• Requirements: From the entries below, copy out every line with "this" in it.

• Available data:
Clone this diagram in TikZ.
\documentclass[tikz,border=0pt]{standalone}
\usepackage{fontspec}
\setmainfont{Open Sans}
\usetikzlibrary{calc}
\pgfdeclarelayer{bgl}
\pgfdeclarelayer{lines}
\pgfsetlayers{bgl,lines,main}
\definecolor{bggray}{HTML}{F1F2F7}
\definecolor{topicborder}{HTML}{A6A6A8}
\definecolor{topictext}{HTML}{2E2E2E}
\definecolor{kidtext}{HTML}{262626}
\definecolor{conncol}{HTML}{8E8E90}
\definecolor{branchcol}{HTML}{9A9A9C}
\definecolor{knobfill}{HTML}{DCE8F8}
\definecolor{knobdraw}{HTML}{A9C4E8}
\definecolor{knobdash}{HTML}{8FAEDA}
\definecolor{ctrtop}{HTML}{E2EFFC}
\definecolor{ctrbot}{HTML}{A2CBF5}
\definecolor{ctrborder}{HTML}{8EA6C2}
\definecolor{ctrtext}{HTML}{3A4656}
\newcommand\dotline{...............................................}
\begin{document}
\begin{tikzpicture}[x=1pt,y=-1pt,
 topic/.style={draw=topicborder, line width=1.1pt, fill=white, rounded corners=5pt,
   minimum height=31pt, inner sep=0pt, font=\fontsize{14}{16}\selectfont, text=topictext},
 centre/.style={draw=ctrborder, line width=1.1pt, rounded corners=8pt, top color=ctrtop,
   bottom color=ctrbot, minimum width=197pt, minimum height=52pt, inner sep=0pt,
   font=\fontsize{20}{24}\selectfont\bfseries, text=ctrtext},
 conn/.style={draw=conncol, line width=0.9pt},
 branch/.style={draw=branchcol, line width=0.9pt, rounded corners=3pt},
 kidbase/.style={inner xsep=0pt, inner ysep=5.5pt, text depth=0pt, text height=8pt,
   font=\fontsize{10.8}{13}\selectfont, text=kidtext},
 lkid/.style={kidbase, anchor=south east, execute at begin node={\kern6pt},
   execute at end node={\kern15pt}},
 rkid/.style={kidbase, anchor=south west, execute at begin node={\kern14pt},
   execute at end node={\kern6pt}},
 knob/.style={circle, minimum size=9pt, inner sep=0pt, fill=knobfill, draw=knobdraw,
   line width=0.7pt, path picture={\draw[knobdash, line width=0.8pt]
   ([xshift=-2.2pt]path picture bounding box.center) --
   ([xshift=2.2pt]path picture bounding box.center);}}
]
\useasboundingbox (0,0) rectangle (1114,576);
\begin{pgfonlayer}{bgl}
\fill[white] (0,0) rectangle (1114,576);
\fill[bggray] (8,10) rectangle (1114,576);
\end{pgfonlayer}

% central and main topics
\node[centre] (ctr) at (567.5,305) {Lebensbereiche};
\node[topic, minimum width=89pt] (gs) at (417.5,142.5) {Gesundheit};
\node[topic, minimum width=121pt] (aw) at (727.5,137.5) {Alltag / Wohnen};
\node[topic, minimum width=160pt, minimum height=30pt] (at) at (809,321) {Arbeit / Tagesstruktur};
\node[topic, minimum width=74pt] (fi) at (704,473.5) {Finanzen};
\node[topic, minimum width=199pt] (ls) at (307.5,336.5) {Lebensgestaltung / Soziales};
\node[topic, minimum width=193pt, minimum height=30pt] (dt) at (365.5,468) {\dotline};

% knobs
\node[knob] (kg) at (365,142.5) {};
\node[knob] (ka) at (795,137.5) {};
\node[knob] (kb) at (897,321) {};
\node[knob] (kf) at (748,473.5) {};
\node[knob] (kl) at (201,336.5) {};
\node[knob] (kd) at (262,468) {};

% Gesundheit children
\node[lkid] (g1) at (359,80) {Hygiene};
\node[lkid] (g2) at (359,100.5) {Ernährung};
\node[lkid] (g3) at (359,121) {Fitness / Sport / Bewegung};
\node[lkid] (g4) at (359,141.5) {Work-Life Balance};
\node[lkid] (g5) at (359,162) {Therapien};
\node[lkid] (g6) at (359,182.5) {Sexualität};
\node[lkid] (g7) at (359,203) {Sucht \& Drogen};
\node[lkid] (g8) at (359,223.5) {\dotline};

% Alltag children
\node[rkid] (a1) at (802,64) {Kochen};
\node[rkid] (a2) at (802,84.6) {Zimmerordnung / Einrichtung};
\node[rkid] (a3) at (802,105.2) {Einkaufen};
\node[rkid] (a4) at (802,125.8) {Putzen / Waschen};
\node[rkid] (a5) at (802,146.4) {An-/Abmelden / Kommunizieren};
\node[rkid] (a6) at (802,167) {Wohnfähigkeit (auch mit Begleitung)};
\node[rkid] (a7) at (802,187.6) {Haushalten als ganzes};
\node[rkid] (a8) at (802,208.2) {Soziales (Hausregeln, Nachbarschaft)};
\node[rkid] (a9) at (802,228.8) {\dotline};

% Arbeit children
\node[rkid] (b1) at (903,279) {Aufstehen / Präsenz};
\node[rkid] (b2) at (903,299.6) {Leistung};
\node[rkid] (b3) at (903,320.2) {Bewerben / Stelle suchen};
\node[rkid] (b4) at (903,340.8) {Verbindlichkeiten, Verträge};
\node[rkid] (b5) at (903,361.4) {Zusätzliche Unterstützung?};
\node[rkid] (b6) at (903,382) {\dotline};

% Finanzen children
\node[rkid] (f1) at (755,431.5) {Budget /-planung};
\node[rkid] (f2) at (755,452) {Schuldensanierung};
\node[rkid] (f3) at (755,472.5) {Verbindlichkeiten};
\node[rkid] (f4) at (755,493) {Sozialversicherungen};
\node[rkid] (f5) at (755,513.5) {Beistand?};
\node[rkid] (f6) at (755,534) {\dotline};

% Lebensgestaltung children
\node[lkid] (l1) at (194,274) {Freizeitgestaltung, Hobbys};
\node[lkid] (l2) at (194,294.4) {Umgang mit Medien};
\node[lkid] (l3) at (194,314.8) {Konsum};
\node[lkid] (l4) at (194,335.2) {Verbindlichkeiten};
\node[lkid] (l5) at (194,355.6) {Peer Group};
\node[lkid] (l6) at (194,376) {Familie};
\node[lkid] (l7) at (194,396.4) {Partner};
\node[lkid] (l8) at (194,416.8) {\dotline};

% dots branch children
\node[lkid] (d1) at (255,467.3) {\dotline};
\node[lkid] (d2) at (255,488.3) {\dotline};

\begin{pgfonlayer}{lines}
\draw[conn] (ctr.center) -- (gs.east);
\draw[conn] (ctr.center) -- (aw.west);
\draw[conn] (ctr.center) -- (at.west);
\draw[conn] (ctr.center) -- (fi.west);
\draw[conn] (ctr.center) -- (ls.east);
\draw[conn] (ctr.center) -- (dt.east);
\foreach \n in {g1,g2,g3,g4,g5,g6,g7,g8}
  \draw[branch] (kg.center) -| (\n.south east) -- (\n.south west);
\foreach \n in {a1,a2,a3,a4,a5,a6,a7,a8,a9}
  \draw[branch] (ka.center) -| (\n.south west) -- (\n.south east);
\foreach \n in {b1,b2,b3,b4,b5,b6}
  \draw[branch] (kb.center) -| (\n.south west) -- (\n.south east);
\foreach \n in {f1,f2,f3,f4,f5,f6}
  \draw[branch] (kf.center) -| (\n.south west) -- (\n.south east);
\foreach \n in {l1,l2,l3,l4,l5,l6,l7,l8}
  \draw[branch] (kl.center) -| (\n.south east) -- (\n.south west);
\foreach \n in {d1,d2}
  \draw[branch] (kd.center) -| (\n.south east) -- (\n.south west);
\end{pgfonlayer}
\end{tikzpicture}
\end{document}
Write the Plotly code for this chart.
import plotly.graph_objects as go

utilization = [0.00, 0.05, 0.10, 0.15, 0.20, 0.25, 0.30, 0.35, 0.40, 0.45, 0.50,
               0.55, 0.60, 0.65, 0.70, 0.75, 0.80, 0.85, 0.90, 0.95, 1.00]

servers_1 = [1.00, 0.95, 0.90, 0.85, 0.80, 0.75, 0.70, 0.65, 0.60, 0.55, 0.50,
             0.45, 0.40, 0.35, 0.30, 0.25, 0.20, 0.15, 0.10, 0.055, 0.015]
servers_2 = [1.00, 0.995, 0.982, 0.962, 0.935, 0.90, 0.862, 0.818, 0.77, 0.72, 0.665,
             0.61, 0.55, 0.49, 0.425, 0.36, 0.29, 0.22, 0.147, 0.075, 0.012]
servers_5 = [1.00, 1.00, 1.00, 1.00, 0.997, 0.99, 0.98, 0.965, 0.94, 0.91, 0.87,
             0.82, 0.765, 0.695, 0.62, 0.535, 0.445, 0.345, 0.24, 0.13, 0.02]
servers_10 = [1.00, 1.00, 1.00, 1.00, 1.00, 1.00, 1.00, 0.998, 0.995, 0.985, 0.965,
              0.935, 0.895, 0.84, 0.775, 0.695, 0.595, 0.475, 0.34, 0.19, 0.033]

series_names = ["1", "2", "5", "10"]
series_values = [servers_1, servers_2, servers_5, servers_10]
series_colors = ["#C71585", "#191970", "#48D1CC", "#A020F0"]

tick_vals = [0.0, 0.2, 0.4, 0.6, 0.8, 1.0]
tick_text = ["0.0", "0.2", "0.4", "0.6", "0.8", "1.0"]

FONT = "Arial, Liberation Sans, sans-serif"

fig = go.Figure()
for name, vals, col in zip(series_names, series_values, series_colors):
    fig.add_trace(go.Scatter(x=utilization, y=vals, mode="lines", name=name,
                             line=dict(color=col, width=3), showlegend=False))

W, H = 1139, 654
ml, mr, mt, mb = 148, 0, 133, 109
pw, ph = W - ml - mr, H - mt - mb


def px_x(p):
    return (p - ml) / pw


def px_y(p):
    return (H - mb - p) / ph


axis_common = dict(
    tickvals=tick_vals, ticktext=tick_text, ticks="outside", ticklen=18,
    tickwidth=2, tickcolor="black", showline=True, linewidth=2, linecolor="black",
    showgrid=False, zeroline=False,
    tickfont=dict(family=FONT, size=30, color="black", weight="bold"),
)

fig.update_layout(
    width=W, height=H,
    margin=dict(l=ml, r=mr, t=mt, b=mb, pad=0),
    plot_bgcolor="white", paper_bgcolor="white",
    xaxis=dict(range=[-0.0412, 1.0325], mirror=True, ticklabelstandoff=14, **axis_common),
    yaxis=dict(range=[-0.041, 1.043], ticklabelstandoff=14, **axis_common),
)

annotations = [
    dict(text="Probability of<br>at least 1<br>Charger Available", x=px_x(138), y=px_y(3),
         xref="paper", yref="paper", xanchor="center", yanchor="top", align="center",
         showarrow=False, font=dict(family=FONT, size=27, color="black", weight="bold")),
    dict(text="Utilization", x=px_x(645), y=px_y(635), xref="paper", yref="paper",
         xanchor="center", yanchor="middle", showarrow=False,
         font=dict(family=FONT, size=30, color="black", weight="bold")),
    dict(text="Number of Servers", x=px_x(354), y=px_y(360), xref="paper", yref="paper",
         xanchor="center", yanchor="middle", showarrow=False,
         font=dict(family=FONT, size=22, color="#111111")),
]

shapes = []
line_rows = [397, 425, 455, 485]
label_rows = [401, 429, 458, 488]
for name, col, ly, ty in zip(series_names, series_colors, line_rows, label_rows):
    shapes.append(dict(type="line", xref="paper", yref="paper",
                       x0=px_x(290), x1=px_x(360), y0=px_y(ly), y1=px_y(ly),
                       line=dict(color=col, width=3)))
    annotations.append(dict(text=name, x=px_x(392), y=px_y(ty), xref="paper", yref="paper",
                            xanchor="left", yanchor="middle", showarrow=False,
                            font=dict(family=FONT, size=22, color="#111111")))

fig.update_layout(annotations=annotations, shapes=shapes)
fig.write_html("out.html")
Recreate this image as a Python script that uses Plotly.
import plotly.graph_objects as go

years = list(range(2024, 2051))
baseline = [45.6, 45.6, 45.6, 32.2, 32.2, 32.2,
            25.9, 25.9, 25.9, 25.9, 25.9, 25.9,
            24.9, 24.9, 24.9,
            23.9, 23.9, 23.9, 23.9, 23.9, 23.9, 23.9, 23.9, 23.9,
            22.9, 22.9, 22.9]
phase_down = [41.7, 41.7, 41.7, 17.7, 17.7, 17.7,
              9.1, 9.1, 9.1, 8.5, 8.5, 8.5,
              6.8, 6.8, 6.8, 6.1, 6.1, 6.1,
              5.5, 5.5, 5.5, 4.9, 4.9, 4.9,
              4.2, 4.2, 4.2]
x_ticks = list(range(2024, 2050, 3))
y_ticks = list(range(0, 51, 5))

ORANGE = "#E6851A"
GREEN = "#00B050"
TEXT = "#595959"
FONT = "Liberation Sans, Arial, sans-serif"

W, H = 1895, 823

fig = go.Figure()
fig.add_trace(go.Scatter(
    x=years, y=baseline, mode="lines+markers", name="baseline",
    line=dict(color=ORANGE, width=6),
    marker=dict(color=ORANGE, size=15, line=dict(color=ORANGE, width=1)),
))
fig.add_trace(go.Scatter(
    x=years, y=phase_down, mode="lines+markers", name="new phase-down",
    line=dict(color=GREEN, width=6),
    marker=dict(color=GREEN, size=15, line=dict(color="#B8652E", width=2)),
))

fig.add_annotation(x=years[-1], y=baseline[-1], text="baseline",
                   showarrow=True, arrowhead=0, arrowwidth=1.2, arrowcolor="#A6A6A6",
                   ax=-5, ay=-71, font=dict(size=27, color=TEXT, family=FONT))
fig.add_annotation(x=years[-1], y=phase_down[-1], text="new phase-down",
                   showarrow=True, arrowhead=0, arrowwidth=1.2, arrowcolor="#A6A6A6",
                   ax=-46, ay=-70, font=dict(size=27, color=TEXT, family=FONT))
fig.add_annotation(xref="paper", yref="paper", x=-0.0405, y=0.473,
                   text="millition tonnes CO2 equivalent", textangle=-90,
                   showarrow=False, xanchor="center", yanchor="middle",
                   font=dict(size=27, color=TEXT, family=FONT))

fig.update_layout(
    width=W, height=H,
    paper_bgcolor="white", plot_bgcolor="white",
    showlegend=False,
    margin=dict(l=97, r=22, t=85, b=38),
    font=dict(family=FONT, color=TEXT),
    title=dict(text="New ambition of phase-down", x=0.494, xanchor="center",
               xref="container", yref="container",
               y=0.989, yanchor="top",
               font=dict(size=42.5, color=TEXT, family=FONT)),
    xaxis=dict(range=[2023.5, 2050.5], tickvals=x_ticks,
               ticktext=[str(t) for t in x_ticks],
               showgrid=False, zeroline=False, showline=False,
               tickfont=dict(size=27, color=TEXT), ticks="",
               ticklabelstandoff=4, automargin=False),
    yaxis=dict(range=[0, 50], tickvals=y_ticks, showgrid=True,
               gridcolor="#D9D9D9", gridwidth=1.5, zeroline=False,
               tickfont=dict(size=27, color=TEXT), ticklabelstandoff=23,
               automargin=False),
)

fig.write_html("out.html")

• Right answer:
Clone this diagram in TikZ.
Write the Plotly code for this chart.
Recreate this image as a Python script that uses Plotly.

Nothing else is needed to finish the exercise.